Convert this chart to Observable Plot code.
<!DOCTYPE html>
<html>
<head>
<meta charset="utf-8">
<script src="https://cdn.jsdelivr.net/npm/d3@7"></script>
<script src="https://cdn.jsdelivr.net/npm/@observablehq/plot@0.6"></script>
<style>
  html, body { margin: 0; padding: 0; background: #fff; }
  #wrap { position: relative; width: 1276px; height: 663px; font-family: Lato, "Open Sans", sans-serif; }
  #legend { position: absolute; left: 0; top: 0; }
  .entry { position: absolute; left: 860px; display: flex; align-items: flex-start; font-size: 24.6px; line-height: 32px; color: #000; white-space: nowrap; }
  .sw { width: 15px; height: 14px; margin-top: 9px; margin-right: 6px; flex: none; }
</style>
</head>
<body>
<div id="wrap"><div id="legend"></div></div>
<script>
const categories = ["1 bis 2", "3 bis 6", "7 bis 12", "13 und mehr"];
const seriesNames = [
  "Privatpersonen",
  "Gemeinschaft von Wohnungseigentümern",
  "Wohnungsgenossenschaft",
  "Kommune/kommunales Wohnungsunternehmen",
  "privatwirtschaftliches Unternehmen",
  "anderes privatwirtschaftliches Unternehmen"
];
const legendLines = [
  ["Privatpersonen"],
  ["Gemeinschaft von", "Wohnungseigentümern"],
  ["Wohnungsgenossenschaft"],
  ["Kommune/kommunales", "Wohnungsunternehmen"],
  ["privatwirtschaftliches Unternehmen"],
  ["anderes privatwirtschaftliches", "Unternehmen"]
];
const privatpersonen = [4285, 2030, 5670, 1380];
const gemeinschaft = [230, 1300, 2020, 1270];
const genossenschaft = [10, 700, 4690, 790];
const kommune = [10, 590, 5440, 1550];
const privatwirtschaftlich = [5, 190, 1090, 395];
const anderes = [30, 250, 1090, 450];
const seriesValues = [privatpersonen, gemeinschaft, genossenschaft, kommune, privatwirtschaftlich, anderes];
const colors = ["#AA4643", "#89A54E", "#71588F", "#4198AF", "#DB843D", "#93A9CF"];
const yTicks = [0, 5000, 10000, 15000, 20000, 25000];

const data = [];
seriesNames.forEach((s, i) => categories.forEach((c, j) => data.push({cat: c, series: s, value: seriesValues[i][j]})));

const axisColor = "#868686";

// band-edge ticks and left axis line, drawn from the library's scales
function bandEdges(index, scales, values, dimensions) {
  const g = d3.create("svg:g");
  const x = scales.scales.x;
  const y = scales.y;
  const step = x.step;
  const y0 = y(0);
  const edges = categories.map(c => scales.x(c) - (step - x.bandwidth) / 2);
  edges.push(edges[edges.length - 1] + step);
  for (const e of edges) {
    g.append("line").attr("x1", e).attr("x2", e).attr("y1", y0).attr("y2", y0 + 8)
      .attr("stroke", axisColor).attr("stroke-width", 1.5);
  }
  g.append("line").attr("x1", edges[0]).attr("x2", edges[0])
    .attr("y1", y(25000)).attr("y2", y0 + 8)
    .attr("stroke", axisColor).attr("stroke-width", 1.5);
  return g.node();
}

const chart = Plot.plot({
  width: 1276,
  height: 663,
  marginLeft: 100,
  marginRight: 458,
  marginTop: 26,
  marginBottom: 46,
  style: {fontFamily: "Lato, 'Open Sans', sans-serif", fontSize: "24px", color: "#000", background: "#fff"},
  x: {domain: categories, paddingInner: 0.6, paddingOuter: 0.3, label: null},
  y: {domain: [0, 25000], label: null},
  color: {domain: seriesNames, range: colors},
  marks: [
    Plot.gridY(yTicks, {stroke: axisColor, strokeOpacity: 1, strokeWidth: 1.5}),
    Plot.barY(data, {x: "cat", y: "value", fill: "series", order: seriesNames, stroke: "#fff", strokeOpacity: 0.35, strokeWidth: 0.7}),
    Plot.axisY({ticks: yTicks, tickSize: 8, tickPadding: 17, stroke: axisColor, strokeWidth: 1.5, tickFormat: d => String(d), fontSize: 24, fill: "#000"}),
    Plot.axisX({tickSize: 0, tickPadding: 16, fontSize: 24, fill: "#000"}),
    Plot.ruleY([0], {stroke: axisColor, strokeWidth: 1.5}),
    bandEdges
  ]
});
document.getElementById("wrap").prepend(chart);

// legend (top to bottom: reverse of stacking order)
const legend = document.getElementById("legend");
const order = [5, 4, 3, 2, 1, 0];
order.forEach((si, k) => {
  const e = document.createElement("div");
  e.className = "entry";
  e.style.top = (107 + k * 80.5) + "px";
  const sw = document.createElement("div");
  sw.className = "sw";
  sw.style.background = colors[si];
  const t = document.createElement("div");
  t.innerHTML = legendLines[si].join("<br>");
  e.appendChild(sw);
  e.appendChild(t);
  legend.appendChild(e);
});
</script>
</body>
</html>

= = =

## DIRECTIONS FOR THIS TASK:
Type out the whole listing above again, exactly as it stands.

## OUTPUT:
Convert this chart to Observable Plot code.
<!DOCTYPE html>
<html>
<head>
<meta charset="utf-8">
<script src="https://cdn.jsdelivr.net/npm/d3@7"></script>
<script src="https://cdn.jsdelivr.net/npm/@observablehq/plot@0.6"></script>
<style>
  html, body { margin: 0; padding: 0; background: #fff; }
  #wrap { position: relative; width: 1276px; height: 663px; font-family: Lato, "Open Sans", sans-serif; }
  #legend { position: absolute; left: 0; top: 0; }
  .entry { position: absolute; left: 860px; display: flex; align-items: flex-start; font-size: 24.6px; line-height: 32px; color: #000; white-space: nowrap; }
  .sw { width: 15px; height: 14px; margin-top: 9px; margin-right: 6px; flex: none; }
</style>
</head>
<body>
<div id="wrap"><div id="legend"></div></div>
<script>
const categories = ["1 bis 2", "3 bis 6", "7 bis 12", "13 und mehr"];
const seriesNames = [
  "Privatpersonen",
  "Gemeinschaft von Wohnungseigentümern",
  "Wohnungsgenossenschaft",
  "Kommune/kommunales Wohnungsunternehmen",
  "privatwirtschaftliches Unternehmen",
  "anderes privatwirtschaftliches Unternehmen"
];
const legendLines = [
  ["Privatpersonen"],
  ["Gemeinschaft von", "Wohnungseigentümern"],
  ["Wohnungsgenossenschaft"],
  ["Kommune/kommunales", "Wohnungsunternehmen"],
  ["privatwirtschaftliches Unternehmen"],
  ["anderes privatwirtschaftliches", "Unternehmen"]
];
const privatpersonen = [4285, 2030, 5670, 1380];
const gemeinschaft = [230, 1300, 2020, 1270];
const genossenschaft = [10, 700, 4690, 790];
const kommune = [10, 590, 5440, 1550];
const privatwirtschaftlich = [5, 190, 1090, 395];
const anderes = [30, 250, 1090, 450];
const seriesValues = [privatpersonen, gemeinschaft, genossenschaft, kommune, privatwirtschaftlich, anderes];
const colors = ["#AA4643", "#89A54E", "#71588F", "#4198AF", "#DB843D", "#93A9CF"];
const yTicks = [0, 5000, 10000, 15000, 20000, 25000];

const data = [];
seriesNames.forEach((s, i) => categories.forEach((c, j) => data.push({cat: c, series: s, value: seriesValues[i][j]})));

const axisColor = "#868686";

// band-edge ticks and left axis line, drawn from the library's scales
function bandEdges(index, scales, values, dimensions) {
  const g = d3.create("svg:g");
  const x = scales.scales.x;
  const y = scales.y;
  const step = x.step;
  const y0 = y(0);
  const edges = categories.map(c => scales.x(c) - (step - x.bandwidth) / 2);
  edges.push(edges[edges.length - 1] + step);
  for (const e of edges) {
    g.append("line").attr("x1", e).attr("x2", e).attr("y1", y0).attr("y2", y0 + 8)
      .attr("stroke", axisColor).attr("stroke-width", 1.5);
  }
  g.append("line").attr("x1", edges[0]).attr("x2", edges[0])
    .attr("y1", y(25000)).attr("y2", y0 + 8)
    .attr("stroke", axisColor).attr("stroke-width", 1.5);
  return g.node();
}

const chart = Plot.plot({
  width: 1276,
  height: 663,
  marginLeft: 100,
  marginRight: 458,
  marginTop: 26,
  marginBottom: 46,
  style: {fontFamily: "Lato, 'Open Sans', sans-serif", fontSize: "24px", color: "#000", background: "#fff"},
  x: {domain: categories, paddingInner: 0.6, paddingOuter: 0.3, label: null},
  y: {domain: [0, 25000], label: null},
  color: {domain: seriesNames, range: colors},
  marks: [
    Plot.gridY(yTicks, {stroke: axisColor, strokeOpacity: 1, strokeWidth: 1.5}),
    Plot.barY(data, {x: "cat", y: "value", fill: "series", order: seriesNames, stroke: "#fff", strokeOpacity: 0.35, strokeWidth: 0.7}),
    Plot.axisY({ticks: yTicks, tickSize: 8, tickPadding: 17, stroke: axisColor, strokeWidth: 1.5, tickFormat: d => String(d), fontSize: 24, fill: "#000"}),
    Plot.axisX({tickSize: 0, tickPadding: 16, fontSize: 24, fill: "#000"}),
    Plot.ruleY([0], {stroke: axisColor, strokeWidth: 1.5}),
    bandEdges
  ]
});
document.getElementById("wrap").prepend(chart);

// legend (top to bottom: reverse of stacking order)
const legend = document.getElementById("legend");
const order = [5, 4, 3, 2, 1, 0];
order.forEach((si, k) => {
  const e = document.createElement("div");
  e.className = "entry";
  e.style.top = (107 + k * 80.5) + "px";
  const sw = document.createElement("div");
  sw.className = "sw";
  sw.style.background = colors[si];
  const t = document.createElement("div");
  t.innerHTML = legendLines[si].join("<br>");
  e.appendChild(sw);
  e.appendChild(t);
  legend.appendChild(e);
});
</script>
</body>
</html>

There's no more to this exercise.